Aim of the task:
Go through the data below and copy it exactly, skipping every picture.

Dataset content:
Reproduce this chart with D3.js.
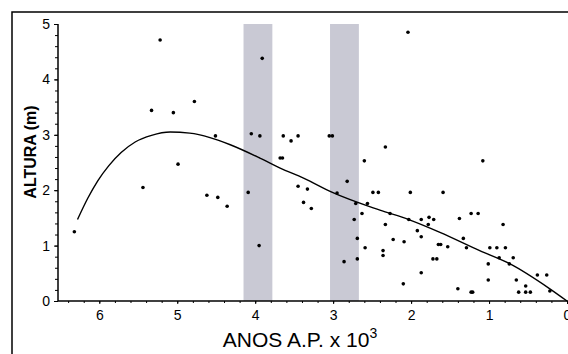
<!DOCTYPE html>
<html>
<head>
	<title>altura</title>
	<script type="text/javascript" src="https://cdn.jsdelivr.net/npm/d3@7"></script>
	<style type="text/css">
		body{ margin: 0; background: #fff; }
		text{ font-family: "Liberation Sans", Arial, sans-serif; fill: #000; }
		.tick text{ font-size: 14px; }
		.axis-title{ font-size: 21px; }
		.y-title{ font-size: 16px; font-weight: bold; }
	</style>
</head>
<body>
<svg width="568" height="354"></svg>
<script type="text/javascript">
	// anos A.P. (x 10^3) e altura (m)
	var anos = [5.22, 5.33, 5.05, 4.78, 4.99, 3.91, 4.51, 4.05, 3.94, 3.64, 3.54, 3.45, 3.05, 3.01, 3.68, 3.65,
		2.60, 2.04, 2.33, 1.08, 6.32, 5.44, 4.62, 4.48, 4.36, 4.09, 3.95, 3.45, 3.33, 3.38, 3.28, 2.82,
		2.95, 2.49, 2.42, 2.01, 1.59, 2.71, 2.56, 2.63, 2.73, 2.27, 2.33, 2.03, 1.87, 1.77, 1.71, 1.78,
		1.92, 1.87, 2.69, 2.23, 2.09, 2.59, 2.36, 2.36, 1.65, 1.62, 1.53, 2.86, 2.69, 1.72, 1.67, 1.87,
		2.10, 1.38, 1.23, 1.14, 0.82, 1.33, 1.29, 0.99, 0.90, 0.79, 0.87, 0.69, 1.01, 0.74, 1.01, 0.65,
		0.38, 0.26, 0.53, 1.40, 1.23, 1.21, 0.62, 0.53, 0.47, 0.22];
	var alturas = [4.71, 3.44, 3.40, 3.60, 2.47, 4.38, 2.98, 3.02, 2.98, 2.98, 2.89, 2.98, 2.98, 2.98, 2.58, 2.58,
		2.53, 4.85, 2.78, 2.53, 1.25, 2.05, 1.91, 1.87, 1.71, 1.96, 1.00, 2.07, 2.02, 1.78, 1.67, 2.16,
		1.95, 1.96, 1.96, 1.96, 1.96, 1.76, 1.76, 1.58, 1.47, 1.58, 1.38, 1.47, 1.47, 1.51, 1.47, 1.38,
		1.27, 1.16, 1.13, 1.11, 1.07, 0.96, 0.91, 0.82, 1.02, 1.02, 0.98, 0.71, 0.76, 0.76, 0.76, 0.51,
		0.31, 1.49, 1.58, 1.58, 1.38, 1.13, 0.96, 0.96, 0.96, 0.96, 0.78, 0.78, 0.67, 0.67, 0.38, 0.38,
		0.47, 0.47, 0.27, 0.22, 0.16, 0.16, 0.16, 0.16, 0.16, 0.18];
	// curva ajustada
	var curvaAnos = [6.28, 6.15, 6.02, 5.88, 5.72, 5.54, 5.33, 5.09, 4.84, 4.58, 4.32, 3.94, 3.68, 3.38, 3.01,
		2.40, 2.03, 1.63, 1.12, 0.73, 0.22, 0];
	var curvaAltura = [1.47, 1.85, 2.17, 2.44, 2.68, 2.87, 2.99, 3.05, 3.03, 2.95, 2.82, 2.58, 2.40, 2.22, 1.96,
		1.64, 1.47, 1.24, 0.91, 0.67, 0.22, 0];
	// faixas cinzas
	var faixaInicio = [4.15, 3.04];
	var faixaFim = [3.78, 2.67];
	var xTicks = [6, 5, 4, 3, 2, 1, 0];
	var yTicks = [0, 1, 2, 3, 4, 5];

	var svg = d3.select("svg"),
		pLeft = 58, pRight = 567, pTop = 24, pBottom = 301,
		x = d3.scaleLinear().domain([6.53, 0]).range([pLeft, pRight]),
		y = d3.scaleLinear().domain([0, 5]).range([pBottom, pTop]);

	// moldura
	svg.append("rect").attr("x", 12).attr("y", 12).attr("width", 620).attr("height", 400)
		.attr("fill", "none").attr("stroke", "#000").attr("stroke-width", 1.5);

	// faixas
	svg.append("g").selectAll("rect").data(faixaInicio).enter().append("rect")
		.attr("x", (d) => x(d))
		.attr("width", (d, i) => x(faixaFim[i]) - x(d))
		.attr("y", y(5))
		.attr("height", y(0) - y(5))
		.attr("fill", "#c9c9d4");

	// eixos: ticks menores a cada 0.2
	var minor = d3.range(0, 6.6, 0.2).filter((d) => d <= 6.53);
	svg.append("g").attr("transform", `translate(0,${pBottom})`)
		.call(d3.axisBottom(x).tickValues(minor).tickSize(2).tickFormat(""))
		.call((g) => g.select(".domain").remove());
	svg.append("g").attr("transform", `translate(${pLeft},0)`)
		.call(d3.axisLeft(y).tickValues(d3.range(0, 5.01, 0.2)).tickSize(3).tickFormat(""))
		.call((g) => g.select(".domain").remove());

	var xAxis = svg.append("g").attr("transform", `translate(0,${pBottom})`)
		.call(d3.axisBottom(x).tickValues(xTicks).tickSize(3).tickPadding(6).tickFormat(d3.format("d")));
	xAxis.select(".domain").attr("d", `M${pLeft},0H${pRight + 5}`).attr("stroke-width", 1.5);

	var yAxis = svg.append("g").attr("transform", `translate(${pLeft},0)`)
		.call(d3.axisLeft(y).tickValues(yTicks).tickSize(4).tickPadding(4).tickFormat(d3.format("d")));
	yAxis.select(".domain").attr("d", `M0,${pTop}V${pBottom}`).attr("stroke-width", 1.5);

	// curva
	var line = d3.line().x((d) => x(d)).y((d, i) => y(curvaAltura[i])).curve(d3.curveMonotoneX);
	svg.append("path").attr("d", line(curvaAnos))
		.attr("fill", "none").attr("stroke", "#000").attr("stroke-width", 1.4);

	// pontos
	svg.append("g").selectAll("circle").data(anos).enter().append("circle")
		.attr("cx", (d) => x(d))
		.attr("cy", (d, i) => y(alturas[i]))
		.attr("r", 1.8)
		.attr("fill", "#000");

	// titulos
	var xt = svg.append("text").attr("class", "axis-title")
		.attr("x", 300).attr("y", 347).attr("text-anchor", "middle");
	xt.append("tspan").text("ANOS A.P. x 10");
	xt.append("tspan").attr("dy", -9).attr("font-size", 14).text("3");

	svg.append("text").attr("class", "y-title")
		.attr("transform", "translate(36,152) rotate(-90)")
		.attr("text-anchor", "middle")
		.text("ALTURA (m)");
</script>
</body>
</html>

Answer:
Reproduce this chart with D3.js.
<!DOCTYPE html>
<html>
<head>
	<title>altura</title>
	<script type="text/javascript" src="https://cdn.jsdelivr.net/npm/d3@7"></script>
	<style type="text/css">
		body{ margin: 0; background: #fff; }
		text{ font-family: "Liberation Sans", Arial, sans-serif; fill: #000; }
		.tick text{ font-size: 14px; }
		.axis-title{ font-size: 21px; }
		.y-title{ font-size: 16px; font-weight: bold; }
	</style>
</head>
<body>
<svg width="568" height="354"></svg>
<script type="text/javascript">
	// anos A.P. (x 10^3) e altura (m)
	var anos = [5.22, 5.33, 5.05, 4.78, 4.99, 3.91, 4.51, 4.05, 3.94, 3.64, 3.54, 3.45, 3.05, 3.01, 3.68, 3.65,
		2.60, 2.04, 2.33, 1.08, 6.32, 5.44, 4.62, 4.48, 4.36, 4.09, 3.95, 3.45, 3.33, 3.38, 3.28, 2.82,
		2.95, 2.49, 2.42, 2.01, 1.59, 2.71, 2.56, 2.63, 2.73, 2.27, 2.33, 2.03, 1.87, 1.77, 1.71, 1.78,
		1.92, 1.87, 2.69, 2.23, 2.09, 2.59, 2.36, 2.36, 1.65, 1.62, 1.53, 2.86, 2.69, 1.72, 1.67, 1.87,
		2.10, 1.38, 1.23, 1.14, 0.82, 1.33, 1.29, 0.99, 0.90, 0.79, 0.87, 0.69, 1.01, 0.74, 1.01, 0.65,
		0.38, 0.26, 0.53, 1.40, 1.23, 1.21, 0.62, 0.53, 0.47, 0.22];
	var alturas = [4.71, 3.44, 3.40, 3.60, 2.47, 4.38, 2.98, 3.02, 2.98, 2.98, 2.89, 2.98, 2.98, 2.98, 2.58, 2.58,
		2.53, 4.85, 2.78, 2.53, 1.25, 2.05, 1.91, 1.87, 1.71, 1.96, 1.00, 2.07, 2.02, 1.78, 1.67, 2.16,
		1.95, 1.96, 1.96, 1.96, 1.96, 1.76, 1.76, 1.58, 1.47, 1.58, 1.38, 1.47, 1.47, 1.51, 1.47, 1.38,
		1.27, 1.16, 1.13, 1.11, 1.07, 0.96, 0.91, 0.82, 1.02, 1.02, 0.98, 0.71, 0.76, 0.76, 0.76, 0.51,
		0.31, 1.49, 1.58, 1.58, 1.38, 1.13, 0.96, 0.96, 0.96, 0.96, 0.78, 0.78, 0.67, 0.67, 0.38, 0.38,
		0.47, 0.47, 0.27, 0.22, 0.16, 0.16, 0.16, 0.16, 0.16, 0.18];
	// curva ajustada
	var curvaAnos = [6.28, 6.15, 6.02, 5.88, 5.72, 5.54, 5.33, 5.09, 4.84, 4.58, 4.32, 3.94, 3.68, 3.38, 3.01,
		2.40, 2.03, 1.63, 1.12, 0.73, 0.22, 0];
	var curvaAltura = [1.47, 1.85, 2.17, 2.44, 2.68, 2.87, 2.99, 3.05, 3.03, 2.95, 2.82, 2.58, 2.40, 2.22, 1.96,
		1.64, 1.47, 1.24, 0.91, 0.67, 0.22, 0];
	// faixas cinzas
	var faixaInicio = [4.15, 3.04];
	var faixaFim = [3.78, 2.67];
	var xTicks = [6, 5, 4, 3, 2, 1, 0];
	var yTicks = [0, 1, 2, 3, 4, 5];

	var svg = d3.select("svg"),
		pLeft = 58, pRight = 567, pTop = 24, pBottom = 301,
		x = d3.scaleLinear().domain([6.53, 0]).range([pLeft, pRight]),
		y = d3.scaleLinear().domain([0, 5]).range([pBottom, pTop]);

	// moldura
	svg.append("rect").attr("x", 12).attr("y", 12).attr("width", 620).attr("height", 400)
		.attr("fill", "none").attr("stroke", "#000").attr("stroke-width", 1.5);

	// faixas
	svg.append("g").selectAll("rect").data(faixaInicio).enter().append("rect")
		.attr("x", (d) => x(d))
		.attr("width", (d, i) => x(faixaFim[i]) - x(d))
		.attr("y", y(5))
		.attr("height", y(0) - y(5))
		.attr("fill", "#c9c9d4");

	// eixos: ticks menores a cada 0.2
	var minor = d3.range(0, 6.6, 0.2).filter((d) => d <= 6.53);
	svg.append("g").attr("transform", `translate(0,${pBottom})`)
		.call(d3.axisBottom(x).tickValues(minor).tickSize(2).tickFormat(""))
		.call((g) => g.select(".domain").remove());
	svg.append("g").attr("transform", `translate(${pLeft},0)`)
		.call(d3.axisLeft(y).tickValues(d3.range(0, 5.01, 0.2)).tickSize(3).tickFormat(""))
		.call((g) => g.select(".domain").remove());

	var xAxis = svg.append("g").attr("transform", `translate(0,${pBottom})`)
		.call(d3.axisBottom(x).tickValues(xTicks).tickSize(3).tickPadding(6).tickFormat(d3.format("d")));
	xAxis.select(".domain").attr("d", `M${pLeft},0H${pRight + 5}`).attr("stroke-width", 1.5);

	var yAxis = svg.append("g").attr("transform", `translate(${pLeft},0)`)
		.call(d3.axisLeft(y).tickValues(yTicks).tickSize(4).tickPadding(4).tickFormat(d3.format("d")));
	yAxis.select(".domain").attr("d", `M0,${pTop}V${pBottom}`).attr("stroke-width", 1.5);

	// curva
	var line = d3.line().x((d) => x(d)).y((d, i) => y(curvaAltura[i])).curve(d3.curveMonotoneX);
	svg.append("path").attr("d", line(curvaAnos))
		.attr("fill", "none").attr("stroke", "#000").attr("stroke-width", 1.4);

	// pontos
	svg.append("g").selectAll("circle").data(anos).enter().append("circle")
		.attr("cx", (d) => x(d))
		.attr("cy", (d, i) => y(alturas[i]))
		.attr("r", 1.8)
		.attr("fill", "#000");

	// titulos
	var xt = svg.append("text").attr("class", "axis-title")
		.attr("x", 300).attr("y", 347).attr("text-anchor", "middle");
	xt.append("tspan").text("ANOS A.P. x 10");
	xt.append("tspan").attr("dy", -9).attr("font-size", 14).text("3");

	svg.append("text").attr("class", "y-title")
		.attr("transform", "translate(36,152) rotate(-90)")
		.attr("text-anchor", "middle")
		.text("ALTURA (m)");
</script>
</body>
</html>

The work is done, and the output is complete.